- _DESCRIPTION OF THE TASK_
Pick out each line of the records in which the word "this" appears.

- _RECORD SET_
........

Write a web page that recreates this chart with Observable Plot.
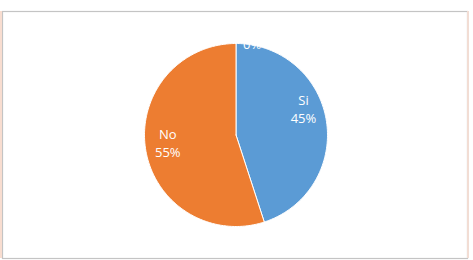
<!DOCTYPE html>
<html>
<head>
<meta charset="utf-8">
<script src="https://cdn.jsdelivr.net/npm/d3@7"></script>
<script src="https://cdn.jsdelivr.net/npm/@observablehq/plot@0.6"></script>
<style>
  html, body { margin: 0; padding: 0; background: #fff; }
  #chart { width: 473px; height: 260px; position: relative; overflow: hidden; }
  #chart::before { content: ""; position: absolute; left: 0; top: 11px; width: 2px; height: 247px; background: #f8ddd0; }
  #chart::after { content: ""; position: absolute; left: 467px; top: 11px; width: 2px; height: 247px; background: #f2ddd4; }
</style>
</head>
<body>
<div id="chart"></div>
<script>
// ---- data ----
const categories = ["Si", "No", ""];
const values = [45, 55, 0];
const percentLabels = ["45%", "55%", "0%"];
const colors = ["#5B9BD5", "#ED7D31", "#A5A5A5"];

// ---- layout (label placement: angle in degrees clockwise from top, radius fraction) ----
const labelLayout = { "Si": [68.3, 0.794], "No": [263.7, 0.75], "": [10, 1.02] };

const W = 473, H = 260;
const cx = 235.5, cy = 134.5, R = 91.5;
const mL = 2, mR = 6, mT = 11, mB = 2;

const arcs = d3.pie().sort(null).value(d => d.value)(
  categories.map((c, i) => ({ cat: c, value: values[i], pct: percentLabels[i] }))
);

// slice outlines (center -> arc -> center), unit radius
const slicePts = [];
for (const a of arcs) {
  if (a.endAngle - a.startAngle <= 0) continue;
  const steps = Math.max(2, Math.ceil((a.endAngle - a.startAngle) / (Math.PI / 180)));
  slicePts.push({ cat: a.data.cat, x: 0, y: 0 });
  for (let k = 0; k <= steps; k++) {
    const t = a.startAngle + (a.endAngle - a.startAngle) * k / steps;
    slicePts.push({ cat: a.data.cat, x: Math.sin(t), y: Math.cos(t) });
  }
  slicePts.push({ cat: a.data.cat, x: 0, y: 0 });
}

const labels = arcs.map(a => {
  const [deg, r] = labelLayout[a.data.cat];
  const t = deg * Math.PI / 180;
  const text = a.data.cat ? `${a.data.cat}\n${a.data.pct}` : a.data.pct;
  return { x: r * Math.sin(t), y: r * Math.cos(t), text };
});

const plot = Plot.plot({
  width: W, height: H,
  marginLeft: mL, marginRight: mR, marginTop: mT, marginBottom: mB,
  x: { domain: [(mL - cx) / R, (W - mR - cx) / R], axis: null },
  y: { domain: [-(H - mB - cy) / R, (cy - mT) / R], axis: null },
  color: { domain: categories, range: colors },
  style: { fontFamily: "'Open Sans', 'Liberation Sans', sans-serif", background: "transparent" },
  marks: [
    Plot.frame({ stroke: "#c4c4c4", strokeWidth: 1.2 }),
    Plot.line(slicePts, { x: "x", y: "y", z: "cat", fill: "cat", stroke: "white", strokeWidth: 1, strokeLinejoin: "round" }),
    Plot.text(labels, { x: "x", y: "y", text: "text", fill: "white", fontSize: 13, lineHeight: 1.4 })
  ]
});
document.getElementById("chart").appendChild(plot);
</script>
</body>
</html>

........

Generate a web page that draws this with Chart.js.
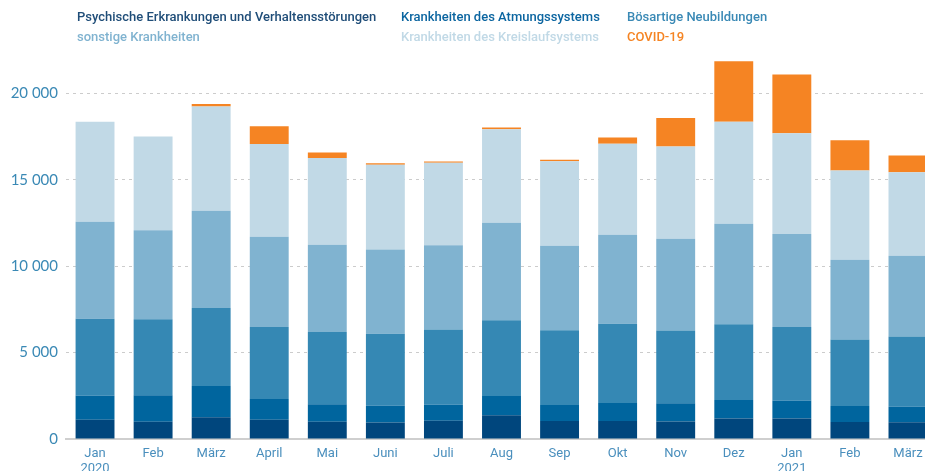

........

- _EXERCISE RESPONSE_
Write a web page that recreates this chart with Observable Plot.
Generate a web page that draws this with Chart.js.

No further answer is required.